A general view of a typical 6RA 4 terminal, 4 spade type
Four terminals but five spades. The double spade on terminal C1 offers a convenient branching point for a 12v supply wire to another circuit.
An alternative 4 terminal, 4 spade but with W2 in a different position and a C3 instead of a C1. This is a relay where the contact is 'normally closed'.
Five terminals and five spades, this has a 'changeover' contact i.e. when the relay opens it switches a common contact (C2) from a 'normally closed' contact (C3) to a 'normally open' contact (C1).
The three terminal, four spade relay 33188/SRB102 originally used for the cooling fans in V8s. The system may have been dealer-modified with a 4-terminal, 5-spade relay to take the load of the fans off the green circuit fuse. Seemingly obsolete, they were also used on Standard/Triumph, BSA motorcycles, Cobra, Jaguar/Daimler and Ferrari, for the horns and other circuits. Contrary to several opinions the missing fourth terminal (W2) is not replaced with an internal earth i.e. via the can, but instead is internally connected to the C2 terminal. The 12v supply is connected to this terminal, an earth from the switch is connected to W1 to operate the relay to the C2 12v supply, which is then extended out through the C1 terminal to operate the fans or horn: (TR Register)
Cylindrical Lucas relays used on later MGBs, designated 26RA, SRB402.

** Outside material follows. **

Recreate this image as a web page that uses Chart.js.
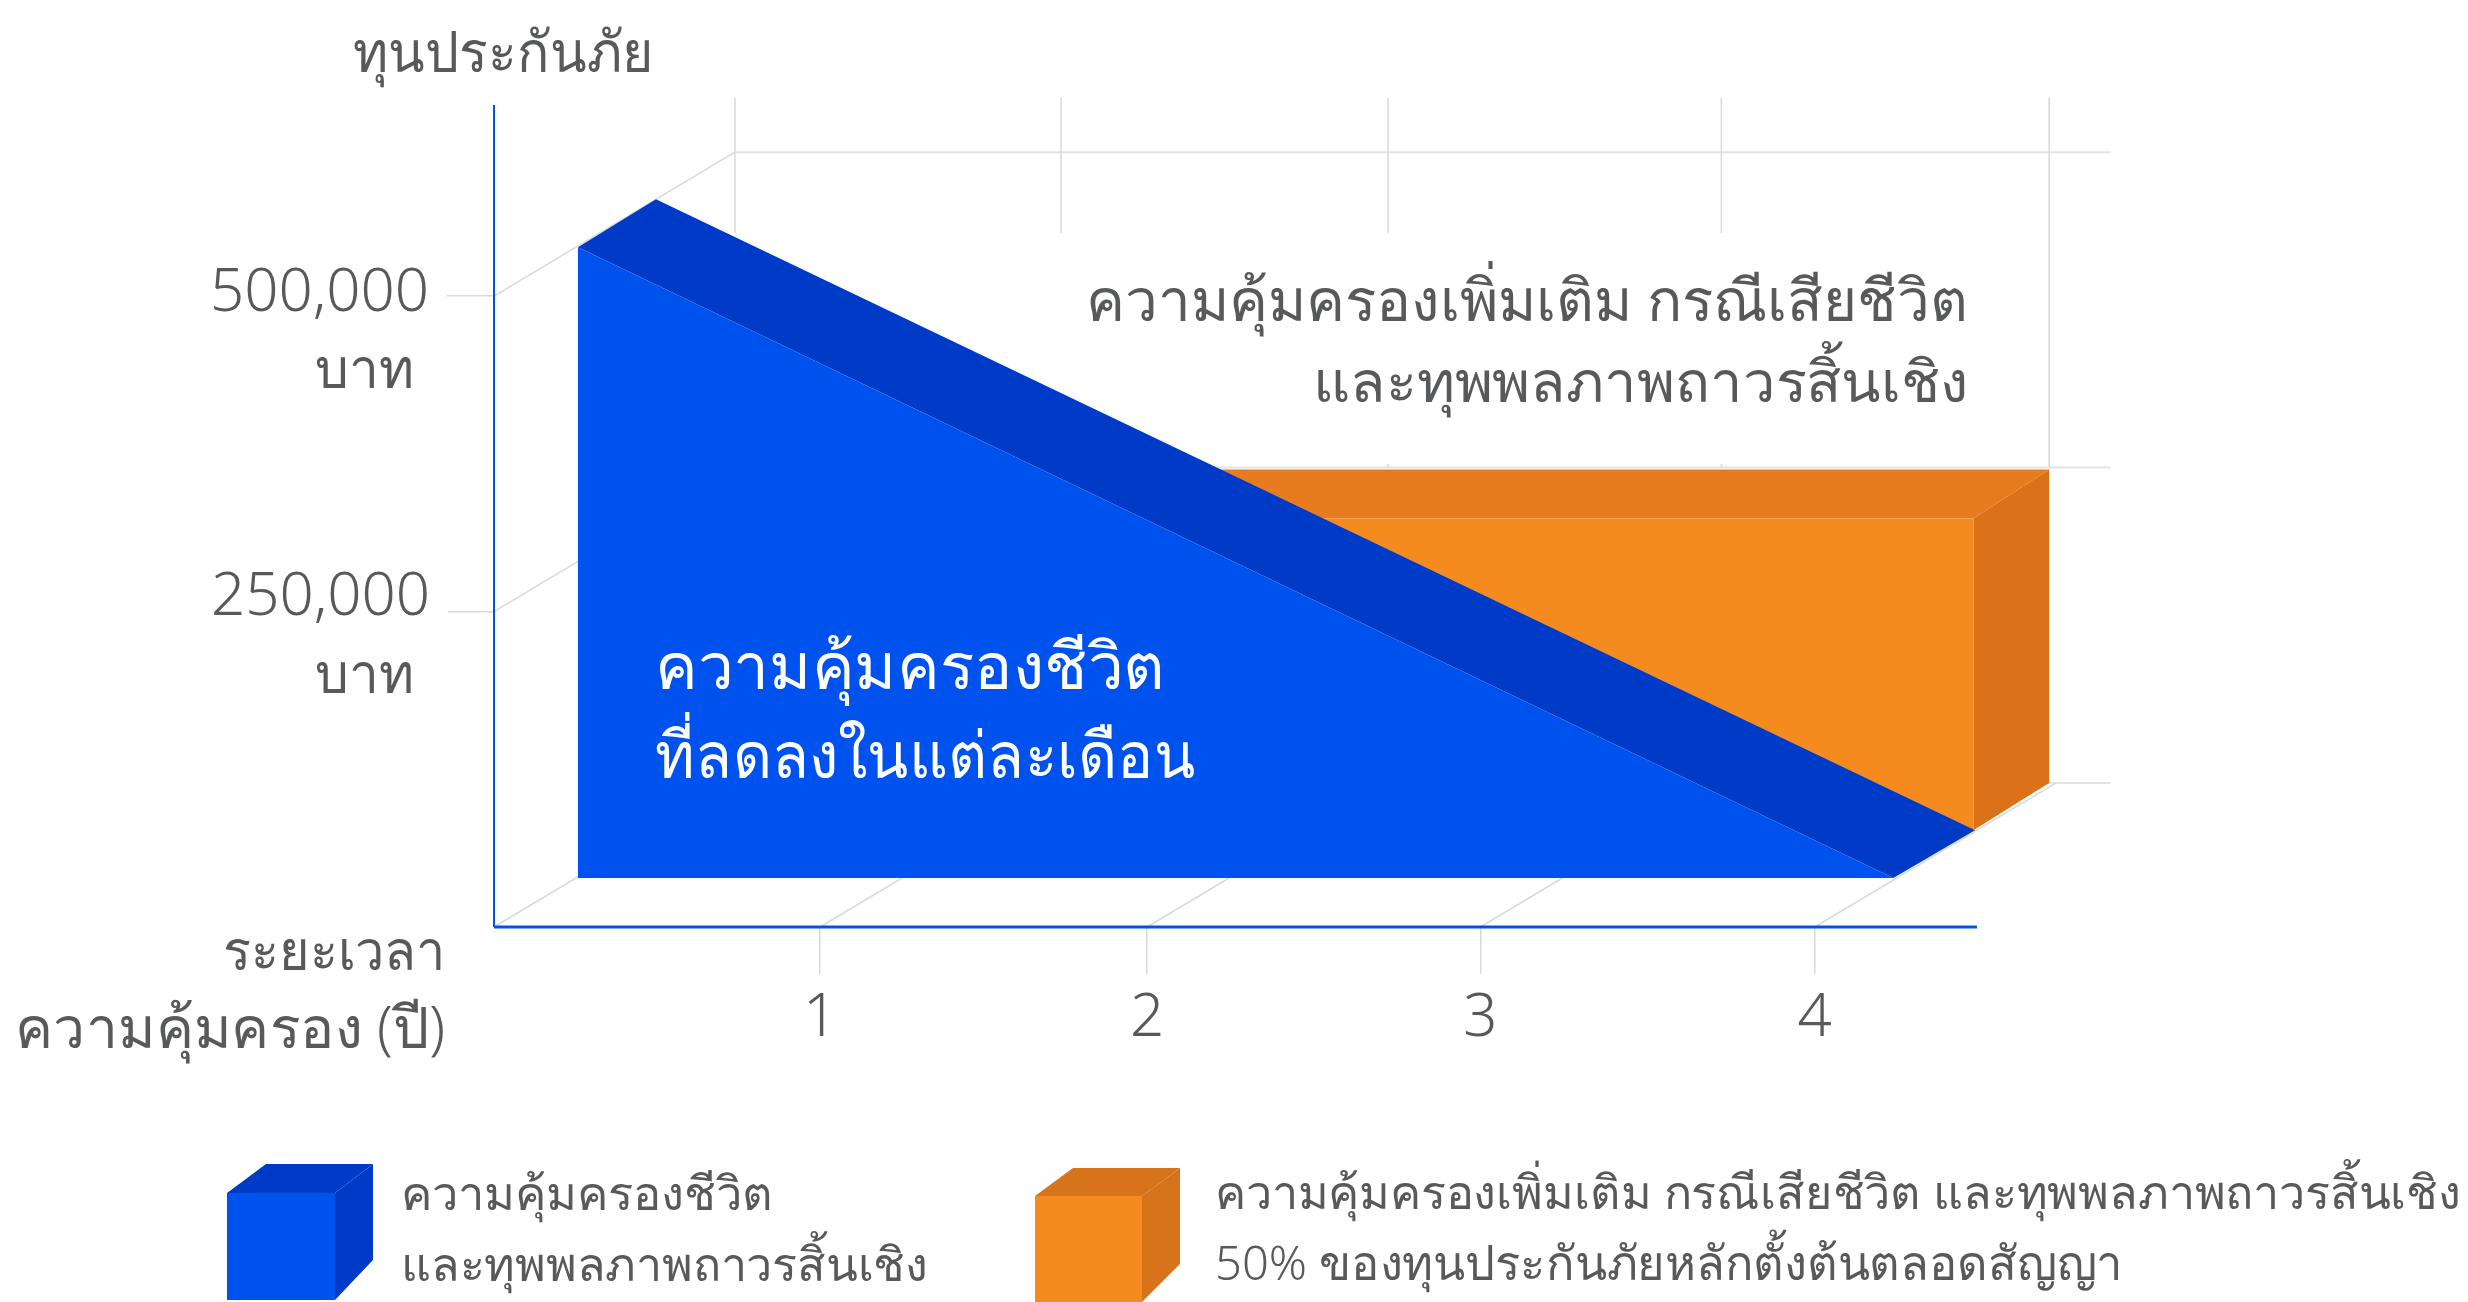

Took this off a friends car as although it was clicking as the ignition was turned off it's output was permanently energised, which had flattened the battery. Opened up (never could resist) to find one of the coil cheeks partly broken away, which had worked itself round to the back of the armature, holding the contacts closed all the time. For a start it must have been sculling around in there for ages before getting into that position, and I'm amazed the gap was big enough for it to slide in, yet small enough to keep the contacts closed! You couldn't engineer it to do that!

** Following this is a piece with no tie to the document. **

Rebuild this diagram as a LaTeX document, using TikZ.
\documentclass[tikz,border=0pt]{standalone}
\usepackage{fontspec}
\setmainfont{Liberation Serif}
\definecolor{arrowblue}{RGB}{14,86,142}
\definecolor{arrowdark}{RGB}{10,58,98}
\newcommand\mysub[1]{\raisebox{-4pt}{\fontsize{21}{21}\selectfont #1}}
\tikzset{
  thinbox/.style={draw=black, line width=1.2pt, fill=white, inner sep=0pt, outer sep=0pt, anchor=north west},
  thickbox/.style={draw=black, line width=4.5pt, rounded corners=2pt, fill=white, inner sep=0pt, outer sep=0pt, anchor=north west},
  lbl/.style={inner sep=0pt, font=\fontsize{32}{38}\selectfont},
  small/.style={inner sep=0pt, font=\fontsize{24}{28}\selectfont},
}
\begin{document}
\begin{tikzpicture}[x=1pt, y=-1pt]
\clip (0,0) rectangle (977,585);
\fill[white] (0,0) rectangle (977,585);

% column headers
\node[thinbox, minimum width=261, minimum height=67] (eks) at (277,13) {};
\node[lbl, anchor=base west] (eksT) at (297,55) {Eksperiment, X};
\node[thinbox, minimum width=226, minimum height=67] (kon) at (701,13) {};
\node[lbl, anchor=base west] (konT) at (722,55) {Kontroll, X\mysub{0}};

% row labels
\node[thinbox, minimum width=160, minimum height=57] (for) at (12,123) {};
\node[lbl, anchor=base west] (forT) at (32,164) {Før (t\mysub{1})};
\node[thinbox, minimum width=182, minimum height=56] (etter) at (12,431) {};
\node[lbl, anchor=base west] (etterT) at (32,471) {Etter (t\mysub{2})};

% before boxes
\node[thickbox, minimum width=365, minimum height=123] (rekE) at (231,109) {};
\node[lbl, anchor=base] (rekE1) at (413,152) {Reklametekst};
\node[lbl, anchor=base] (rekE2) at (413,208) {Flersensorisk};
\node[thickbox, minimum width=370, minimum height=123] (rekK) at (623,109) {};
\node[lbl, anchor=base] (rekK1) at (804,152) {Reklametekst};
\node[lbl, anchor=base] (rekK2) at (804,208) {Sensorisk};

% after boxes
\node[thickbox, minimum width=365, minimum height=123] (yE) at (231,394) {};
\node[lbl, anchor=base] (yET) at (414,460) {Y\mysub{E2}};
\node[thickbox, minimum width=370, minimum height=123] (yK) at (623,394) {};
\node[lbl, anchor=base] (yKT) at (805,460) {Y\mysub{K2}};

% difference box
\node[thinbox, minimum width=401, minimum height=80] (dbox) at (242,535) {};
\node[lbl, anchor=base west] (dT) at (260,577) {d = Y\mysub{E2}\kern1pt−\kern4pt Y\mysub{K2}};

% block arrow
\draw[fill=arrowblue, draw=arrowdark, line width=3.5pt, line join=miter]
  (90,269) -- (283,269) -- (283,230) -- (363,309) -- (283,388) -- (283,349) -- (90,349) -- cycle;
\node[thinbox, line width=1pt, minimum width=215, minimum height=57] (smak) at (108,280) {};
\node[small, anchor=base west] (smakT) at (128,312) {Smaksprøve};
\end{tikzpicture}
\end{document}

Cube-type Lucas 28RA relays also can be found on late MGBs, identical to current (pun not intended) after-market relays.
Terminal arrangement, pin 30 is usually adjacent to the mounting bracket
However! Note that these relays can have two different terminal layouts, 30 and 86 swapping places, as below:
Internal circuitry of standard relays. Note that with S2 and S6 single diode protection the power supply to the winding must be connected the right way round or it will blow the diode, +ve must be connected to 86 and -ve to 85. Resistor protection isn't polarity sensitive, but doesn't give as much protection to the operating circuitry as diode protection.

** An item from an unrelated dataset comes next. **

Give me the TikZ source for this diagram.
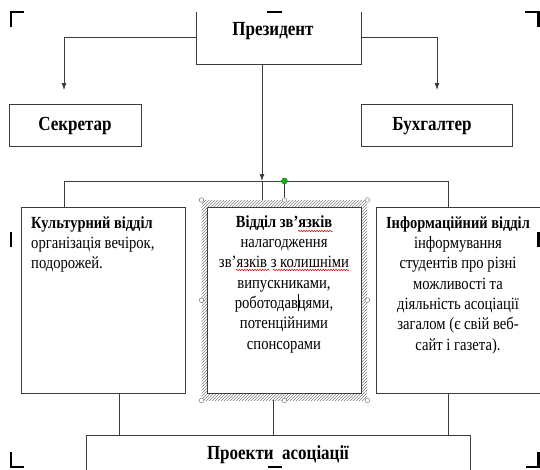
\documentclass[tikz,border=0pt]{standalone}
\usepackage{fontspec}
\setmainfont{Liberation Serif}[FakeStretch=0.85]
\usetikzlibrary{arrows.meta,patterns,decorations.pathmorphing}
\definecolor{ln}{HTML}{3C3C3C}
\newcommand{\hd}[1]{{\fontsize{17}{20.3}\selectfont\bfseries #1}}
\begin{document}
\begin{tikzpicture}[x=1pt,y=-1pt,
 box/.style={draw=ln,line width=0.8pt,fill=white,inner sep=0pt,anchor=north west},
 con/.style={draw=ln,line width=0.8pt},
 arr/.style={con,-{Latex[length=7pt,width=5pt]}},
 txt/.style={inner sep=0pt,font=\fontsize{17.2}{20.3}\selectfont},
 btxt/.style={inner sep=0pt,font=\fontsize{20}{22}\selectfont\bfseries},
 handle/.style={circle,draw=gray,fill=white,inner sep=0pt,minimum size=4.6pt,line width=0.5pt},
 rotdot/.style={circle,draw=black!70,fill=green!75!black,inner sep=0pt,minimum size=6pt,line width=0.4pt},
 cropmark/.style={line width=2.2pt,black},
 squig/.style={red!85!black,line width=0.5pt,decorate,decoration={snake,amplitude=0.7pt,segment length=2.6pt}}]
\useasboundingbox (0,0) rectangle (540,469);
\begin{scope}
\clip (0,12) rectangle (540,469);
% coordinates
\coordinate (secTip) at (64,90);
\coordinate (buhTip) at (437,90);
\coordinate (busL) at (64,181);
\coordinate (busR) at (448,181);
\coordinate (busM) at (262,181);
\coordinate (pL) at (119,435);
\coordinate (pM) at (273,435);
\coordinate (pR) at (448,435);
% boxes
\node[box,minimum width=164.5pt,minimum height=67.7pt] (Pres) at (196,-4) {};
\node[box,minimum width=131.7pt,minimum height=42pt] (Sec) at (9.3,104) {};
\node[box,minimum width=151.5pt,minimum height=42pt] (Buh) at (360.5,104) {};
\node[box,minimum width=164.3pt,minimum height=186pt] (Kul) at (20.7,207) {};
\node[anchor=north west,inner sep=0pt,pattern=north east lines,pattern color=gray,minimum width=165.5pt,minimum height=200pt] (Sel) at (201.5,200) {};
\node[box,minimum width=154pt,minimum height=186pt] (Zv) at (207,207) {};
\node[box,minimum width=170pt,minimum height=186pt] (Inf) at (376,207) {};
\node[box,minimum width=384pt,minimum height=50pt] (Proj) at (86,435) {};
% connectors
\draw[arr] ([yshift=-7pt]Pres.west) -| (secTip);
\draw[arr] ([yshift=-7pt]Pres.east) -| (buhTip);
\draw[arr] (Pres.south -| busM) -- (busM);
\draw[con] (busL) -- (busR);
\draw[con] (busL) -- (Kul.north -| busL);
\draw[con] (busR) -- (Inf.north -| busR);
\draw[con] (busM) -- (Sel.north -| busM);
\draw[con] (Kul.south -| pL) -- (pL);
\draw[con] (Sel.south -| pM) -- (pM);
\draw[con] (Inf.south -| pR) -- (pR);
% texts
\node[btxt,anchor=base] (PresT) at (273,35) {Президент};
\node[btxt,anchor=base] (SecT) at (75,130) {Секретар};
\node[btxt,anchor=base] (BuhT) at (432,130) {Бухгалтер};
\node[txt,anchor=north west,align=left] (KulT) at (31,214) {\rule{0pt}{14pt}\hd{Культурний відділ}\\організація вечірок,\\подорожей.};
\node[txt,anchor=north,align=center] (ZvT) at (284,213) {\rule{0pt}{14pt}\hd{Відділ зв’язків}\\налагодження\\зв’язків з колишніми\\випускниками,\\роботодавцями,\\потенційними\\спонсорами};
\node[txt,anchor=north,align=center] (InfT) at (458,214) {\rule{0pt}{14pt}\hd{Інформаційний відділ}\\інформування\\студентів про різні\\можливості та\\діяльність асоціації\\загалом (є свій веб-\\сайт і газета).};
\node[btxt,anchor=base] (ProjT) at (278,459.5) {Проекти\ \ асоціації};
% spelling marks and cursor
\draw[squig] (298,231) -- (333,231);
\draw[squig] (236,270) -- (269,270);
\draw[squig] (273,270) -- (349,270);
\draw[line width=1pt,black] (298,294) -- (298,311);
% selection handles
\node[rotdot] (Rot) at ([yshift=19pt]Sel.north) {};
\draw[line width=0.6pt,black!80] (Rot) -- (Sel.north);
\foreach \a in {north west,north,north east,west,east,south west,south,south east}
  \node[handle] at (Sel.\a) {};
\end{scope}
% crop marks
\draw[cropmark] (11,27) -- (11,12) -- (24,12);
\draw[cropmark] (267,12) -- (282,12);
\draw[cropmark] (525,12) -- (538.5,12) -- (538.5,27);
\draw[cropmark] (11,232) -- (11,247);
\draw[cropmark] (538.5,232) -- (538.5,247);
\draw[cropmark] (11,452) -- (11,467) -- (24,467);
\draw[cropmark] (268,467) -- (282,467);
\draw[cropmark] (526,467) -- (538.5,467) -- (538.5,452);
\end{tikzpicture}
\end{document}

Internal circuitry of power relays. S1 has a tungsten contact that closes first and opens last, and a lower resistance contact which closes last and opens first. The tungsten contact protects the lower resistance contact against the back emf and high current from large inductive loads. S2 has double diode protection, the series diode protecting the parallel diode from damage through reverse connection, if reverse connected the relay simply won't operate. As before +ve is connected to 86 and -ve to 85.